Return the listing below unchanged, minus its pictures.
──────── Recorded data ────────
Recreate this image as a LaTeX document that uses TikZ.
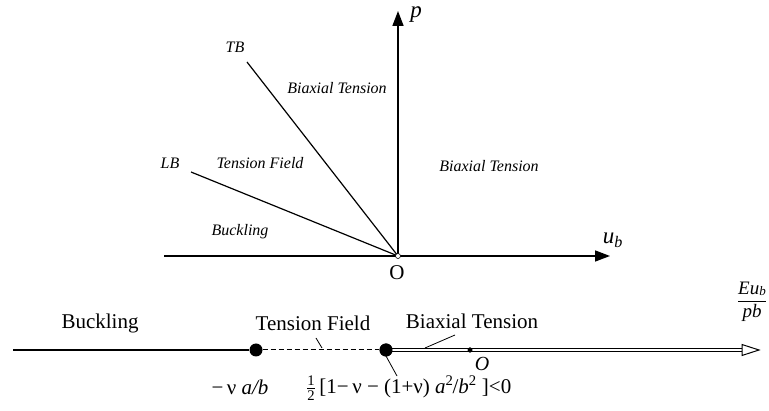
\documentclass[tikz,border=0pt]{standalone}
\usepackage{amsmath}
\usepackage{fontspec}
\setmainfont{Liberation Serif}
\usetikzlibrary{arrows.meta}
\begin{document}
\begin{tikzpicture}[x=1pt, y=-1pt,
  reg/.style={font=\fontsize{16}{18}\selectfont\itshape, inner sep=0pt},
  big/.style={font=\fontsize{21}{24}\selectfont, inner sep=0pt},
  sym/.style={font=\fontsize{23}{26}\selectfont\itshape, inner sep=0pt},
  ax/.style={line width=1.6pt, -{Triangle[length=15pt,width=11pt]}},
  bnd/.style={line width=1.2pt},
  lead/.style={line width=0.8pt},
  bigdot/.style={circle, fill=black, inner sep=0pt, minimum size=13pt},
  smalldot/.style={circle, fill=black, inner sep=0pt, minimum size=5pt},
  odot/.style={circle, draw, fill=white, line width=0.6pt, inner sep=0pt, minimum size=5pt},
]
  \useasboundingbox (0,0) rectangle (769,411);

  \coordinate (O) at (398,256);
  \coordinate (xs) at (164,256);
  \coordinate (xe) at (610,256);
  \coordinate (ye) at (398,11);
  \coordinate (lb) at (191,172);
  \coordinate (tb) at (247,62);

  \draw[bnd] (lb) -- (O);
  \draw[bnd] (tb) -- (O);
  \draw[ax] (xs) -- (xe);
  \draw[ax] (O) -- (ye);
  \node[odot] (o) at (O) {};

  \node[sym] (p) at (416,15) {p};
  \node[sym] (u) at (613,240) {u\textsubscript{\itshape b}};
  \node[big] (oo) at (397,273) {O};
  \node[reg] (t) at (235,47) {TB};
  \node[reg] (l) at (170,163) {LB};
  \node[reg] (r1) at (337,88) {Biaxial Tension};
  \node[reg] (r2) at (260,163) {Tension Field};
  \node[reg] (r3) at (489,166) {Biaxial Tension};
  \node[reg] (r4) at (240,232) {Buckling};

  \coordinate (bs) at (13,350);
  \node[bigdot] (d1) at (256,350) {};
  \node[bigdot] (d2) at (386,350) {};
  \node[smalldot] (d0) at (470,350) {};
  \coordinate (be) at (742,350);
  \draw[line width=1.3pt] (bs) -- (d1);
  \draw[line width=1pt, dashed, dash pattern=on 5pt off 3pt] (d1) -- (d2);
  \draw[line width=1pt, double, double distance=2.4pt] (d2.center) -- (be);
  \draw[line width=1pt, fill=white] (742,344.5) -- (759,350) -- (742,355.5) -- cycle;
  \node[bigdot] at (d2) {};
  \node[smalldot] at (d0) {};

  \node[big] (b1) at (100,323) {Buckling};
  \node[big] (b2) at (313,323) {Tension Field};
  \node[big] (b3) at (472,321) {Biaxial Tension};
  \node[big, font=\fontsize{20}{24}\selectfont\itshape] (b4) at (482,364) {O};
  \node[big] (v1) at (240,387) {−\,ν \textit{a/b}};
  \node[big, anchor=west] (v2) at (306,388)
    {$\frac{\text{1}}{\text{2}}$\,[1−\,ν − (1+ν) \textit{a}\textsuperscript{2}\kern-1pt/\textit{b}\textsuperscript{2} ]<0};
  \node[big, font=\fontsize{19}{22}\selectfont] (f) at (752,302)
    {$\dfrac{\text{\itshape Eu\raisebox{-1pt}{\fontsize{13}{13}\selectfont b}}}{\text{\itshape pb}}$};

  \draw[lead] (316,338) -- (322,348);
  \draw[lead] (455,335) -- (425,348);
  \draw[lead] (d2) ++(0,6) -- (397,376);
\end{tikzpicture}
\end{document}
────────
**Exercise answer:**
Recreate this image as a LaTeX document that uses TikZ.
\documentclass[tikz,border=0pt]{standalone}
\usepackage{amsmath}
\usepackage{fontspec}
\setmainfont{Liberation Serif}
\usetikzlibrary{arrows.meta}
\begin{document}
\begin{tikzpicture}[x=1pt, y=-1pt,
  reg/.style={font=\fontsize{16}{18}\selectfont\itshape, inner sep=0pt},
  big/.style={font=\fontsize{21}{24}\selectfont, inner sep=0pt},
  sym/.style={font=\fontsize{23}{26}\selectfont\itshape, inner sep=0pt},
  ax/.style={line width=1.6pt, -{Triangle[length=15pt,width=11pt]}},
  bnd/.style={line width=1.2pt},
  lead/.style={line width=0.8pt},
  bigdot/.style={circle, fill=black, inner sep=0pt, minimum size=13pt},
  smalldot/.style={circle, fill=black, inner sep=0pt, minimum size=5pt},
  odot/.style={circle, draw, fill=white, line width=0.6pt, inner sep=0pt, minimum size=5pt},
]
  \useasboundingbox (0,0) rectangle (769,411);

  \coordinate (O) at (398,256);
  \coordinate (xs) at (164,256);
  \coordinate (xe) at (610,256);
  \coordinate (ye) at (398,11);
  \coordinate (lb) at (191,172);
  \coordinate (tb) at (247,62);

  \draw[bnd] (lb) -- (O);
  \draw[bnd] (tb) -- (O);
  \draw[ax] (xs) -- (xe);
  \draw[ax] (O) -- (ye);
  \node[odot] (o) at (O) {};

  \node[sym] (p) at (416,15) {p};
  \node[sym] (u) at (613,240) {u\textsubscript{\itshape b}};
  \node[big] (oo) at (397,273) {O};
  \node[reg] (t) at (235,47) {TB};
  \node[reg] (l) at (170,163) {LB};
  \node[reg] (r1) at (337,88) {Biaxial Tension};
  \node[reg] (r2) at (260,163) {Tension Field};
  \node[reg] (r3) at (489,166) {Biaxial Tension};
  \node[reg] (r4) at (240,232) {Buckling};

  \coordinate (bs) at (13,350);
  \node[bigdot] (d1) at (256,350) {};
  \node[bigdot] (d2) at (386,350) {};
  \node[smalldot] (d0) at (470,350) {};
  \coordinate (be) at (742,350);
  \draw[line width=1.3pt] (bs) -- (d1);
  \draw[line width=1pt, dashed, dash pattern=on 5pt off 3pt] (d1) -- (d2);
  \draw[line width=1pt, double, double distance=2.4pt] (d2.center) -- (be);
  \draw[line width=1pt, fill=white] (742,344.5) -- (759,350) -- (742,355.5) -- cycle;
  \node[bigdot] at (d2) {};
  \node[smalldot] at (d0) {};

  \node[big] (b1) at (100,323) {Buckling};
  \node[big] (b2) at (313,323) {Tension Field};
  \node[big] (b3) at (472,321) {Biaxial Tension};
  \node[big, font=\fontsize{20}{24}\selectfont\itshape] (b4) at (482,364) {O};
  \node[big] (v1) at (240,387) {−\,ν \textit{a/b}};
  \node[big, anchor=west] (v2) at (306,388)
    {$\frac{\text{1}}{\text{2}}$\,[1−\,ν − (1+ν) \textit{a}\textsuperscript{2}\kern-1pt/\textit{b}\textsuperscript{2} ]<0};
  \node[big, font=\fontsize{19}{22}\selectfont] (f) at (752,302)
    {$\dfrac{\text{\itshape Eu\raisebox{-1pt}{\fontsize{13}{13}\selectfont b}}}{\text{\itshape pb}}$};

  \draw[lead] (316,338) -- (322,348);
  \draw[lead] (455,335) -- (425,348);
  \draw[lead] (d2) ++(0,6) -- (397,376);
\end{tikzpicture}
\end{document}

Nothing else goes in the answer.